* **DATA PROVIDED**
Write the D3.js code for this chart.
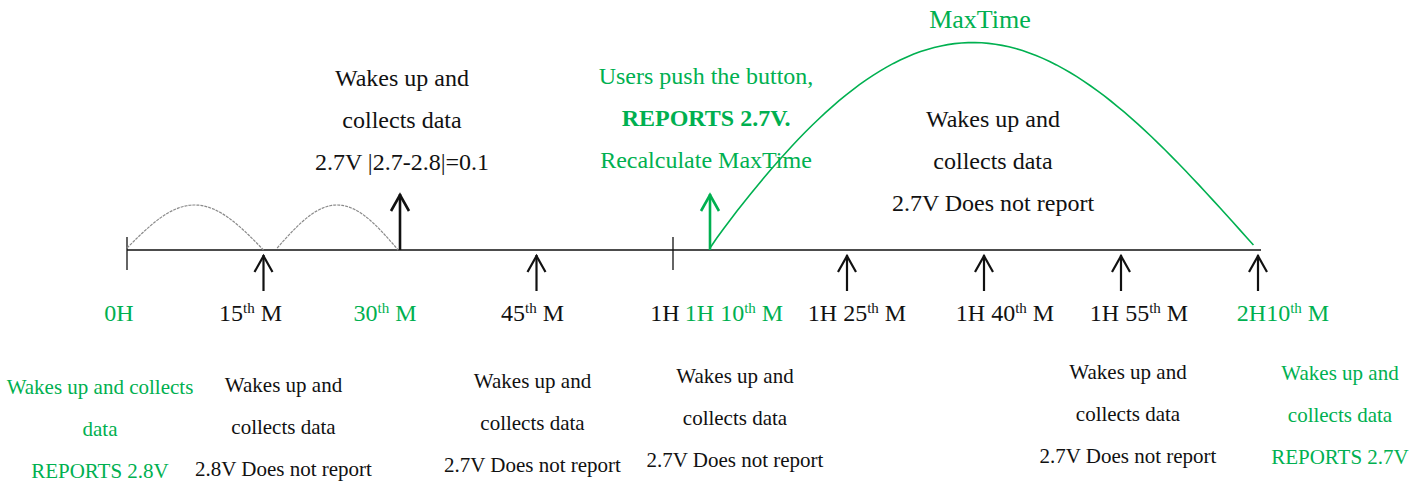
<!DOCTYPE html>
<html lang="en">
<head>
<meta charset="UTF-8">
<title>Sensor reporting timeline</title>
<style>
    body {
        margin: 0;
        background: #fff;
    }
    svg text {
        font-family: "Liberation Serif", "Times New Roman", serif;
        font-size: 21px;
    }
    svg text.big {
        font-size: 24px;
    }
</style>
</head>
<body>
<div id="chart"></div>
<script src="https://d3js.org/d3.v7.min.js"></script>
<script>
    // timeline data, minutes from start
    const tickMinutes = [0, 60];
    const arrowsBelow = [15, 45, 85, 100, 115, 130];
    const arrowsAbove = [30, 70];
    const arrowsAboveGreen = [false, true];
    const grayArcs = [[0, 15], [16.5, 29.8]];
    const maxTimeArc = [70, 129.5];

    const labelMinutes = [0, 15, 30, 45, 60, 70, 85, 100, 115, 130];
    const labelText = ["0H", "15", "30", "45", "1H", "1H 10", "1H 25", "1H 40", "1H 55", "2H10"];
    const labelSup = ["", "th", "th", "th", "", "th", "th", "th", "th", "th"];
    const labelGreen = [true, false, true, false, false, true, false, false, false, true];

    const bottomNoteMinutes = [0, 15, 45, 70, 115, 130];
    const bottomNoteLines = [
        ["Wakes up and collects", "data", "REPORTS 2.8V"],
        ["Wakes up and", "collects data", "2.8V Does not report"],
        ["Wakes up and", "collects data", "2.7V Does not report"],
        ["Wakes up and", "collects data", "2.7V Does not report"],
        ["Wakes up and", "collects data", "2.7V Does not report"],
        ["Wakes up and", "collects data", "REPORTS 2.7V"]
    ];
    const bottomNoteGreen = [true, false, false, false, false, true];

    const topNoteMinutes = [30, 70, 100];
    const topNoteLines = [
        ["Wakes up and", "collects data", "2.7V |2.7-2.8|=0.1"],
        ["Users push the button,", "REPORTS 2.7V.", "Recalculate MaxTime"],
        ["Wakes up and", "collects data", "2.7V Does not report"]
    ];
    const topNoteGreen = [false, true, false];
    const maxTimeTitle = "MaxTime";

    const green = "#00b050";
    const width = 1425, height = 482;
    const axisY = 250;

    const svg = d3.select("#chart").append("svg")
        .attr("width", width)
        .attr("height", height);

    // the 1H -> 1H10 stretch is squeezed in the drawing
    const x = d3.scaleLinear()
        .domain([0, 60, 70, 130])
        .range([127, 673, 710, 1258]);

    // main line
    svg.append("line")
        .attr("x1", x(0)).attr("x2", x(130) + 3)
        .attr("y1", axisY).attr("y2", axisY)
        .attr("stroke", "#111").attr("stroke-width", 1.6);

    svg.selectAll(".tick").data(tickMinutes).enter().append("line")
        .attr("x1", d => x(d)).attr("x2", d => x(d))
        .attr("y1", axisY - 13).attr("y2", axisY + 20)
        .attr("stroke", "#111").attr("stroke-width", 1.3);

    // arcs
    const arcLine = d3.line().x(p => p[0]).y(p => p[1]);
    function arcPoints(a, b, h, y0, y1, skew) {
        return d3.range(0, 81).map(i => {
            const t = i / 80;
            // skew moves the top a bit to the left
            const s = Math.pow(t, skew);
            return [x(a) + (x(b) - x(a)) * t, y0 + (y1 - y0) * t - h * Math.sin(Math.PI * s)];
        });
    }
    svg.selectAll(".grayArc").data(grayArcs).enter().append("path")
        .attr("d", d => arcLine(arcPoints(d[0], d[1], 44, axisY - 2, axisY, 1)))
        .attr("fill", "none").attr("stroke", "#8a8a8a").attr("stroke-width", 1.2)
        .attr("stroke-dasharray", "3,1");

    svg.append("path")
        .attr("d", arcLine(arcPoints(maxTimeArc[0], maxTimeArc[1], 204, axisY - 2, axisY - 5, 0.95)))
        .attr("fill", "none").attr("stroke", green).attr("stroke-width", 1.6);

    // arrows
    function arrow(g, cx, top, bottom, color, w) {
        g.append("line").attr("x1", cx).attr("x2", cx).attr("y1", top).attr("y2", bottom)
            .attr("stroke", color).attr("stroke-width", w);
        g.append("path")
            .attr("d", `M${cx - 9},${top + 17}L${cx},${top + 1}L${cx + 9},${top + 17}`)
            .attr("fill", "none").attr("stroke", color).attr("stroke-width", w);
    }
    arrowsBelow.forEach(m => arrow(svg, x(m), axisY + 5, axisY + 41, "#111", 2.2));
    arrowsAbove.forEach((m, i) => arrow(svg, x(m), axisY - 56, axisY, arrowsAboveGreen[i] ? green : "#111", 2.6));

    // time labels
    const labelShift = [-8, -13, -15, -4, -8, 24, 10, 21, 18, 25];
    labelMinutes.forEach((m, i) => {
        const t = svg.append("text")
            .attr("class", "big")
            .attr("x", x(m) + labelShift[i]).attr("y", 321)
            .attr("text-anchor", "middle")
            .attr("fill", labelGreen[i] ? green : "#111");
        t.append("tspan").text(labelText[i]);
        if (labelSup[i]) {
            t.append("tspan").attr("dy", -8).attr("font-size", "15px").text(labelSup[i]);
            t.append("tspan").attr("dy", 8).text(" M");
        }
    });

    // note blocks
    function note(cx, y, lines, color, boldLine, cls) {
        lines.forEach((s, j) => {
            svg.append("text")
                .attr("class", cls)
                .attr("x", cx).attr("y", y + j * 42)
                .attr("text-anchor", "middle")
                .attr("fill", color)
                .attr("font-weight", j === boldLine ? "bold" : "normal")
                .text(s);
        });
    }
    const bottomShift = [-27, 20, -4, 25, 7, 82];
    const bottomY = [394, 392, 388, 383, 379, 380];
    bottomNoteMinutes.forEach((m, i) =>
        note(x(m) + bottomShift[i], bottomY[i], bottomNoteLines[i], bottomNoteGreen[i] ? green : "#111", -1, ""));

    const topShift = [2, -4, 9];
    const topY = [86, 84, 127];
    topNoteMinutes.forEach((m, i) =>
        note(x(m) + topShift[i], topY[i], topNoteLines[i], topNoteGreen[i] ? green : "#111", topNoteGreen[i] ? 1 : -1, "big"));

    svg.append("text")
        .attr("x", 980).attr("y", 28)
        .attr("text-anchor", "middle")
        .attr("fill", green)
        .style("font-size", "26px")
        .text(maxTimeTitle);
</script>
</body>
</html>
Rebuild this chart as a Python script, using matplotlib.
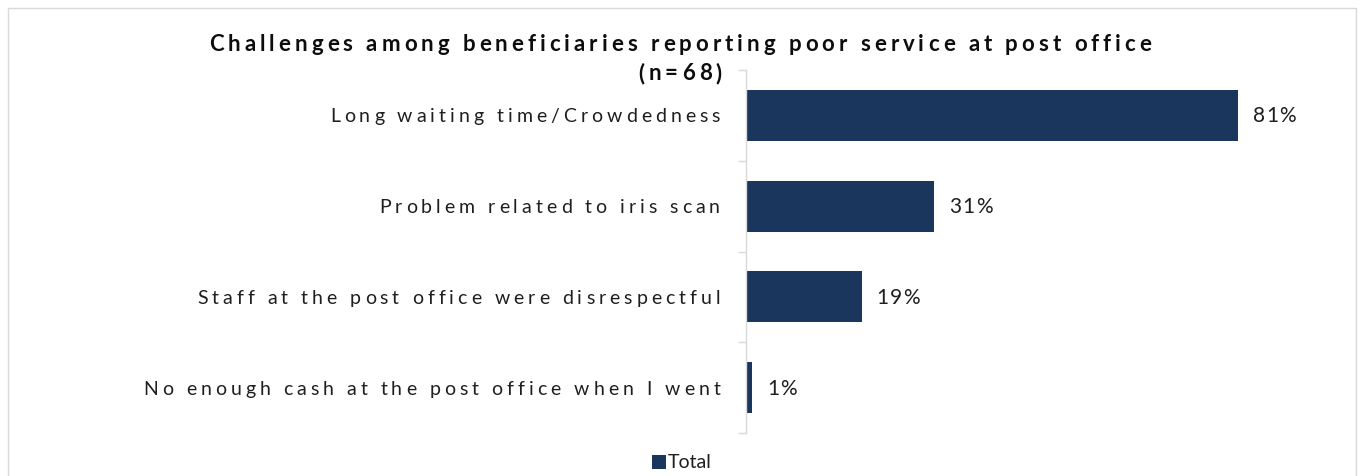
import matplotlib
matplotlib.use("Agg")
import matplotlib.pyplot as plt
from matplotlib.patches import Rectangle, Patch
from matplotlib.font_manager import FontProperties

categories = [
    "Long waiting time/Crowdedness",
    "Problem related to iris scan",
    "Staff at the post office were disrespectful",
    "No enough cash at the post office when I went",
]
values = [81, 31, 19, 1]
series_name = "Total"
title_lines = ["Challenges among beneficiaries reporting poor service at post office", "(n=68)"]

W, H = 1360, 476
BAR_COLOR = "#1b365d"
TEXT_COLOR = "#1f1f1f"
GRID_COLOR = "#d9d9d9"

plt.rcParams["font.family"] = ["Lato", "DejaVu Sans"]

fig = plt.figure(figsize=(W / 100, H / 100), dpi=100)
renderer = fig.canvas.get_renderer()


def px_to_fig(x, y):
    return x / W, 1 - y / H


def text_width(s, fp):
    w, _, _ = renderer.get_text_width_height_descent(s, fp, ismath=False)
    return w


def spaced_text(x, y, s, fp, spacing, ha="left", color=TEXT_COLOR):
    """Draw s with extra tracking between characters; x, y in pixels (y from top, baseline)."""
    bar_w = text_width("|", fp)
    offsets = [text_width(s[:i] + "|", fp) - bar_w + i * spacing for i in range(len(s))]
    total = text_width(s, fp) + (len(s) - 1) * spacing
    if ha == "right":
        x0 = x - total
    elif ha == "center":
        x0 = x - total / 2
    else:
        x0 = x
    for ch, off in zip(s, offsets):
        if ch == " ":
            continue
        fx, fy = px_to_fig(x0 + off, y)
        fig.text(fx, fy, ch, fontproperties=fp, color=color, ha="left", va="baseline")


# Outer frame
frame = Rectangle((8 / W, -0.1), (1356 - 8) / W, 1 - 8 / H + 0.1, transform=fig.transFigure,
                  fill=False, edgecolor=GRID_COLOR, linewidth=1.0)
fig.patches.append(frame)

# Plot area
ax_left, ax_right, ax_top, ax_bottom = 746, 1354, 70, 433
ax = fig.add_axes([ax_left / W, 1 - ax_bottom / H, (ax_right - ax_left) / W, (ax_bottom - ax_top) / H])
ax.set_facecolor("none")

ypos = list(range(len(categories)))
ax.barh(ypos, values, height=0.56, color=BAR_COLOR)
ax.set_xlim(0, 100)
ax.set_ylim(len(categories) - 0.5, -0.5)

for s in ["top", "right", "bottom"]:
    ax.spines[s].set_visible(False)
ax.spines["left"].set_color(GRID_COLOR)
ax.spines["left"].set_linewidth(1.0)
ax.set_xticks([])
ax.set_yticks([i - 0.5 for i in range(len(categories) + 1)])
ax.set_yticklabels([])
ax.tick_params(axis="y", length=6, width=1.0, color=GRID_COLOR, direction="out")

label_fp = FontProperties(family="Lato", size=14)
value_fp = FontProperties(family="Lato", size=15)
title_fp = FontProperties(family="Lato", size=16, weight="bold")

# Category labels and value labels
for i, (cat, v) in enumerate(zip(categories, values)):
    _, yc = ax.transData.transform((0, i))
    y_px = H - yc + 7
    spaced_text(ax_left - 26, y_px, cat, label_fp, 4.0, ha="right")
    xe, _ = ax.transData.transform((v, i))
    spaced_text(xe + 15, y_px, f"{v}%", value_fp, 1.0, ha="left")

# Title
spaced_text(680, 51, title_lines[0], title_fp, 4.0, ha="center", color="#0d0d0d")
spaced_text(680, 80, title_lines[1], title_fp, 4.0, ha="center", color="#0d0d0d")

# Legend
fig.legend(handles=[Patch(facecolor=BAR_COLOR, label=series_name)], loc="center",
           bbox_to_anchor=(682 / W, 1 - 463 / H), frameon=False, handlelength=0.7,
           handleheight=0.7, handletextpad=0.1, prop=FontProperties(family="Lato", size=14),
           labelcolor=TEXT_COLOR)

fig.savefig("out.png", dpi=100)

* **WHAT TO PRODUCE**
Copy word for word only the lines above from the one with "Rebuild this chart" through the one with "ax.set_ylim(len(categories) - 0.5, -0.5)". Leave pictures out.

* **SOLUTION TO THE PROBLEM**
Rebuild this chart as a Python script, using matplotlib.
import matplotlib
matplotlib.use("Agg")
import matplotlib.pyplot as plt
from matplotlib.patches import Rectangle, Patch
from matplotlib.font_manager import FontProperties

categories = [
    "Long waiting time/Crowdedness",
    "Problem related to iris scan",
    "Staff at the post office were disrespectful",
    "No enough cash at the post office when I went",
]
values = [81, 31, 19, 1]
series_name = "Total"
title_lines = ["Challenges among beneficiaries reporting poor service at post office", "(n=68)"]

W, H = 1360, 476
BAR_COLOR = "#1b365d"
TEXT_COLOR = "#1f1f1f"
GRID_COLOR = "#d9d9d9"

plt.rcParams["font.family"] = ["Lato", "DejaVu Sans"]

fig = plt.figure(figsize=(W / 100, H / 100), dpi=100)
renderer = fig.canvas.get_renderer()


def px_to_fig(x, y):
    return x / W, 1 - y / H


def text_width(s, fp):
    w, _, _ = renderer.get_text_width_height_descent(s, fp, ismath=False)
    return w


def spaced_text(x, y, s, fp, spacing, ha="left", color=TEXT_COLOR):
    """Draw s with extra tracking between characters; x, y in pixels (y from top, baseline)."""
    bar_w = text_width("|", fp)
    offsets = [text_width(s[:i] + "|", fp) - bar_w + i * spacing for i in range(len(s))]
    total = text_width(s, fp) + (len(s) - 1) * spacing
    if ha == "right":
        x0 = x - total
    elif ha == "center":
        x0 = x - total / 2
    else:
        x0 = x
    for ch, off in zip(s, offsets):
        if ch == " ":
            continue
        fx, fy = px_to_fig(x0 + off, y)
        fig.text(fx, fy, ch, fontproperties=fp, color=color, ha="left", va="baseline")


# Outer frame
frame = Rectangle((8 / W, -0.1), (1356 - 8) / W, 1 - 8 / H + 0.1, transform=fig.transFigure,
                  fill=False, edgecolor=GRID_COLOR, linewidth=1.0)
fig.patches.append(frame)

# Plot area
ax_left, ax_right, ax_top, ax_bottom = 746, 1354, 70, 433
ax = fig.add_axes([ax_left / W, 1 - ax_bottom / H, (ax_right - ax_left) / W, (ax_bottom - ax_top) / H])
ax.set_facecolor("none")

ypos = list(range(len(categories)))
ax.barh(ypos, values, height=0.56, color=BAR_COLOR)
ax.set_xlim(0, 100)
ax.set_ylim(len(categories) - 0.5, -0.5)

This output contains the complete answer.